Because of this, Coleman continued, “it is in some cases impossible to just look at neutral technical terms.”
Johnson agreed to this, stating that economic questions can be like “gravity within a technical discussion,” leading to unexpected deviations away from an objective argument.
And as noted by Johnson, the question of whether funds should be returned is a clear example where the boundaries between technical and economic concerns begin to blur.

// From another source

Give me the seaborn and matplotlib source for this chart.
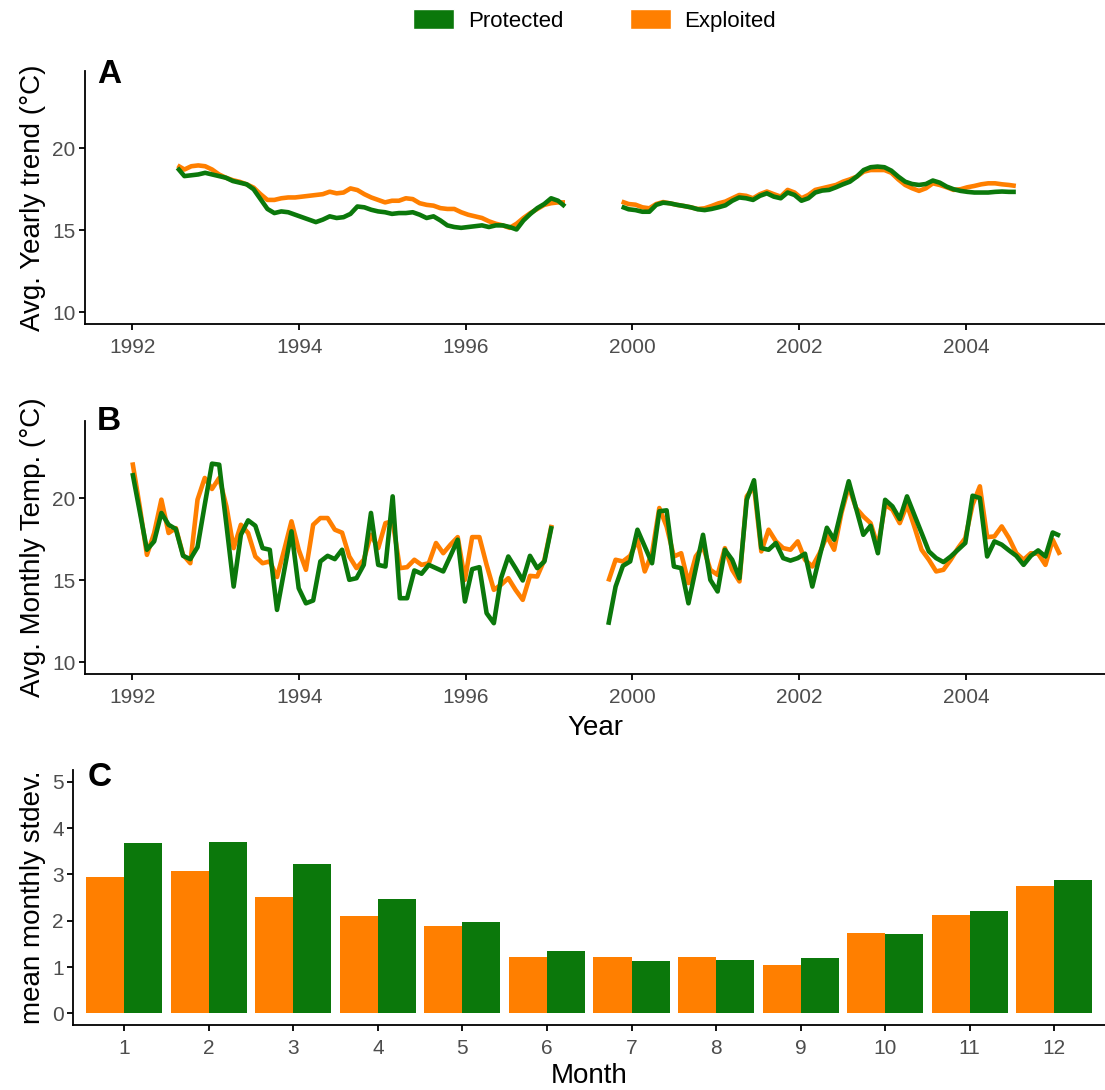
import numpy as np
import pandas as pd
import matplotlib
matplotlib.use("Agg")
import matplotlib.pyplot as plt
from matplotlib.patches import Patch
import seaborn as sns

# ---------------------------------------------------------------- data
SITES = ["Exploited", "Protected"]          # drawing order (protected on top)
COLORS = {"Protected": "#0B780B", "Exploited": "#FF7F00"}

# No data in 1997-1998: those two years are collapsed out of the time axis
GAP_START = 1998.0
GAP_YEARS = 2.0
YEAR_TICKS = [1992, 1994, 1996, 2000, 2002, 2004]

# (A) yearly running-mean trend, two sampling periods (start, end in years)
trend_periods = [(1992.54, 1997.19), (1999.87, 2004.60)]
trend_protected = [
    [18.8, 18.3, 18.35, 18.4, 18.5, 18.4, 18.3, 18.2, 18.0, 17.9,
     17.8, 17.5, 16.9, 16.3, 16.05, 16.15, 16.1, 15.95, 15.8, 15.65,
     15.5, 15.65, 15.85, 15.75, 15.8, 16.0, 16.45, 16.4, 16.25, 16.15,
     16.1, 16.0, 16.05, 16.05, 16.1, 15.95, 15.75, 15.85, 15.6, 15.3,
     15.2, 15.15, 15.2, 15.25, 15.3, 15.2, 15.3, 15.3, 15.2, 15.05,
     15.6, 16.0, 16.35, 16.6, 16.95, 16.8, 16.45],
    [16.44, 16.28, 16.23, 16.13, 16.13, 16.55, 16.68, 16.64, 16.55, 16.48,
     16.4, 16.28, 16.23, 16.3, 16.4, 16.52, 16.8, 17.0, 16.95, 16.85,
     17.1, 17.25, 17.05, 16.95, 17.3, 17.15, 16.8, 16.95, 17.3, 17.42,
     17.46, 17.62, 17.8, 17.96, 18.27, 18.67, 18.84, 18.88, 18.84, 18.63,
     18.27, 17.96, 17.82, 17.76, 17.82, 18.03, 17.9, 17.66, 17.5, 17.4,
     17.34, 17.3, 17.3, 17.3, 17.34, 17.36, 17.34, 17.34],
]
trend_exploited = [
    [18.95, 18.7, 18.9, 18.95, 18.9, 18.7, 18.4, 18.2, 18.05, 17.95,
     17.8, 17.6, 17.2, 16.85, 16.85, 16.95, 17.0, 17.0, 17.05, 17.1,
     17.15, 17.2, 17.35, 17.25, 17.3, 17.55, 17.45, 17.2, 17.0, 16.85,
     16.7, 16.8, 16.8, 16.95, 16.9, 16.65, 16.55, 16.5, 16.35, 16.3,
     16.3, 16.1, 15.95, 15.85, 15.75, 15.55, 15.4, 15.3, 15.15, 15.4,
     15.75, 16.05, 16.3, 16.55, 16.65, 16.7, 16.7],
    [16.75, 16.6, 16.56, 16.4, 16.34, 16.6, 16.72, 16.64, 16.55, 16.48,
     16.4, 16.3, 16.34, 16.48, 16.64, 16.75, 16.95, 17.15, 17.1, 16.95,
     17.2, 17.36, 17.2, 17.05, 17.46, 17.3, 16.95, 17.15, 17.46, 17.56,
     17.66, 17.76, 17.96, 18.1, 18.27, 18.57, 18.67, 18.67, 18.67, 18.5,
     18.1, 17.76, 17.56, 17.4, 17.56, 17.86, 17.76, 17.62, 17.46, 17.5,
     17.62, 17.7, 17.8, 17.86, 17.86, 17.8, 17.76, 17.7],
]

# (B) monthly mean temperature, two sampling periods
monthly_periods = [(1992.0, 1997.03), (1999.71, 2005.13)]
monthly_protected = [
    [21.53, 19.2, 16.86, 17.37, 19.1, 18.38, 18.12, 16.49, 16.29, 17.02,
     19.6, 22.1, 22.04, 18.38, 14.62, 17.77, 18.65, 18.32, 16.96, 16.86,
     13.2, 15.6, 17.98, 14.52, 13.6, 13.77, 16.15, 16.49, 16.29, 16.86,
     15.03, 15.13, 15.94, 19.1, 15.94, 15.84, 20.11, 13.91, 13.91, 15.6,
     15.4, 15.94, 15.74, 15.54, 16.49, 17.47, 13.71, 15.68, 15.8, 13.0,
     12.39, 15.13, 16.45, 15.74, 14.99, 16.49, 15.74, 16.15, 18.3],
    [12.29, 14.62, 15.88, 16.15, 18.08, 17.06, 16.04, 19.2, 19.26, 15.84,
     15.74, 13.6, 15.7, 17.77, 15.03, 14.32, 16.86, 16.25, 15.13, 19.9,
     21.09, 16.96, 16.86, 17.27, 16.35, 16.2, 16.35, 16.62, 14.62, 16.45,
     18.2, 17.47, 19.3, 21.03, 19.4, 17.77, 18.32, 16.65, 19.9, 19.5,
     18.73, 20.11, 18.99, 17.88, 16.76, 16.35, 16.11, 16.45, 16.86, 17.27,
     20.15, 20.01, 16.45, 17.37, 17.17, 16.82, 16.49, 15.94, 16.49, 16.82,
     16.45, 17.91, 17.71],
]
monthly_exploited = [
    [22.18, 19.5, 16.55, 17.88, 19.91, 17.88, 18.18, 16.55, 16.04, 19.91,
     21.23, 20.56, 21.23, 19.5, 16.96, 18.38, 17.88, 16.45, 16.04, 16.15,
     15.2, 16.86, 18.59, 16.86, 15.64, 18.38, 18.79, 18.79, 18.08, 17.9,
     16.45, 15.74, 16.25, 17.77, 16.96, 18.48, 18.6, 15.74, 15.8, 16.25,
     15.94, 16.04, 17.27, 16.65, 17.17, 17.63, 15.03, 17.63, 17.63, 15.94,
     14.42, 14.73, 15.13, 14.42, 13.81, 15.27, 15.23, 16.25, 18.38],
    [14.93, 16.25, 16.15, 16.49, 17.47, 15.54, 16.65, 19.4, 18.28, 16.45,
     16.65, 14.83, 16.45, 17.06, 15.64, 15.33, 16.96, 15.64, 14.93, 20.11,
     20.72, 16.76, 18.08, 17.37, 16.96, 16.86, 17.37, 16.25, 15.84, 16.65,
     17.7, 16.86, 19.1, 20.72, 19.4, 18.89, 18.48, 17.06, 19.6, 19.3,
     18.48, 19.6, 18.28, 16.86, 16.25, 15.54, 15.64, 16.25, 16.96, 17.57,
     19.6, 20.72, 17.63, 17.67, 18.28, 17.57, 16.65, 16.25, 16.65, 16.62,
     15.94, 17.47, 16.55],
]

# (C) mean monthly standard deviation
months = list(range(1, 13))
sd_exploited = [2.94, 3.08, 2.52, 2.10, 1.88, 1.22, 1.22, 1.21, 1.05, 1.73, 2.12, 2.76]
sd_protected = [3.67, 3.69, 3.23, 2.47, 1.98, 1.34, 1.14, 1.16, 1.20, 1.71, 2.21, 2.88]


# ---------------------------------------------------------------- helpers
def axis_pos(year):
    """Position on the broken time axis (1997-1998 removed)."""
    year = np.asarray(year, dtype=float)
    return np.where(year >= GAP_START, year - GAP_YEARS, year)


def series_frame(periods, protected, exploited):
    parts = []
    for k, (t0, t1) in enumerate(periods):
        for site, vals in (("Exploited", exploited[k]), ("Protected", protected[k])):
            t = np.linspace(t0, t1, len(vals))
            parts.append(pd.DataFrame({"t": axis_pos(t), "value": vals,
                                       "site": site, "period": k}))
    return pd.concat(parts, ignore_index=True)


df_trend = series_frame(trend_periods, trend_protected, trend_exploited)
df_month = series_frame(monthly_periods, monthly_protected, monthly_exploited)
df_sd = pd.DataFrame({
    "month": months * 2,
    "sd": sd_exploited + sd_protected,
    "site": ["Exploited"] * 12 + ["Protected"] * 12,
})

# ---------------------------------------------------------------- style
sns.set_theme(style="ticks")
plt.rcParams["font.family"] = ["Liberation Sans", "DejaVu Sans"]
plt.rcParams["text.color"] = "black"

TICK_COLOR = "#4D4D4D"
TITLE_SIZE = 20
TICK_SIZE = 15

fig = plt.figure(figsize=(11.05, 10.9), dpi=100)
axA = fig.add_axes([0.0769, 0.7028, 0.9231, 0.2321])
axB = fig.add_axes([0.0769, 0.3817, 0.9231, 0.2321])
axC = fig.add_axes([0.0665, 0.0596, 0.9335, 0.2339])


def style_axis(ax):
    sns.despine(ax=ax)
    for side in ("left", "bottom"):
        ax.spines[side].set_color("black")
        ax.spines[side].set_linewidth(1.3)
    ax.tick_params(axis="both", colors="black", labelcolor=TICK_COLOR,
                   labelsize=TICK_SIZE, length=4, width=1.3, pad=3)
    ax.tick_params(axis="x", pad=6)
    ax.grid(False)


for ax, df in ((axA, df_trend), (axB, df_month)):
    sns.lineplot(data=df, x="t", y="value", hue="site", hue_order=SITES,
                 palette=COLORS, units="period", estimator=None, sort=False,
                 linewidth=3.3, legend=False, ax=ax)
    for line in ax.lines:
        line.set_solid_capstyle("butt")
        line.set_solid_joinstyle("round")
    ax.set_xlim(1991.43, 2003.67)
    ax.set_ylim(9.3, 24.7)
    ax.set_yticks([10, 15, 20])
    ax.set_xticks(axis_pos(YEAR_TICKS))
    ax.set_xticklabels([str(y) for y in YEAR_TICKS])
    style_axis(ax)

axA.set_xlabel("")
axA.set_ylabel("Avg. Yearly trend (°C)", fontsize=TITLE_SIZE, color="black")
axB.set_xlabel("Year", fontsize=TITLE_SIZE, color="black", labelpad=6)
axB.set_ylabel("Avg. Monthly Temp. (°C)", fontsize=TITLE_SIZE, color="black")

sns.barplot(data=df_sd, x="month", y="sd", hue="site", hue_order=SITES,
            palette=COLORS, width=0.9, saturation=1, gap=0, errorbar=None,
            linewidth=0, legend=False, ax=axC)
axC.set_xlim(-0.6, 11.6)
axC.set_ylim(-0.25, 5.25)
axC.set_yticks([0, 1, 2, 3, 4, 5])
style_axis(axC)
axC.set_xlabel("Month", fontsize=TITLE_SIZE, color="black", labelpad=4)
axC.set_ylabel("mean monthly stdev.", fontsize=TITLE_SIZE, color="black")

# panel tags
for x, y, tag in ((0.0878, 0.9239, "A"), (0.0878, 0.6055, "B"), (0.0796, 0.2789, "C")):
    fig.text(x, y, tag, fontsize=24, fontweight="bold", va="baseline",
             ha="left", color="black")

# shared legend
handles = [Patch(facecolor=COLORS["Protected"], label="Protected"),
           Patch(facecolor=COLORS["Exploited"], label="Exploited")]
leg = fig.legend(handles=handles, loc="center", bbox_to_anchor=(0.538, 0.981),
                 ncol=2, frameon=False, fontsize=16, handlelength=1.85,
                 handleheight=1.0, handletextpad=0.6, columnspacing=3.0)
for text in leg.get_texts():
    text.set_color("black")

fig.savefig("out.png", dpi=100)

Plus, it’s hard to arrive at a technical proficiency if there’s a lack of clarity as to the direction of ethereum.
“It’s not enough to say that we want to be as technically good as possible, we need to say about what,” Johnson concluded.
Going forward, the fellowship at least intends to provide a platform for in-person discussions, with the next panel due to occur in Berlin in July, hosted by the Web3 foundation.
Speaking in his lecture, Summerwill said the solution to many conflicts is to meet your enemies face to face, as the majority of debate today tends to occur online, where vitriol and anger spread easily.
Running through slides of selfies he’d taken alongside some of the platform’s more controversial figures, Summerwill stressed the importance of social processes, stating: “In a quest to build the perfect machine we forgot to be human.”
Notes in Zamfir’s lecture also echoed this point.
While perhaps abstracted from the messiness of in-person debate, Zamfir acknowledged that governance is about more than simply making up mathematically sound rules.
“If you can come up with decision making rules by solving a maths problem, and you might have a really elegant rule, but if you can’t get people to agree to use it, then I don’t really think you’ve accomplished the goal of governance.”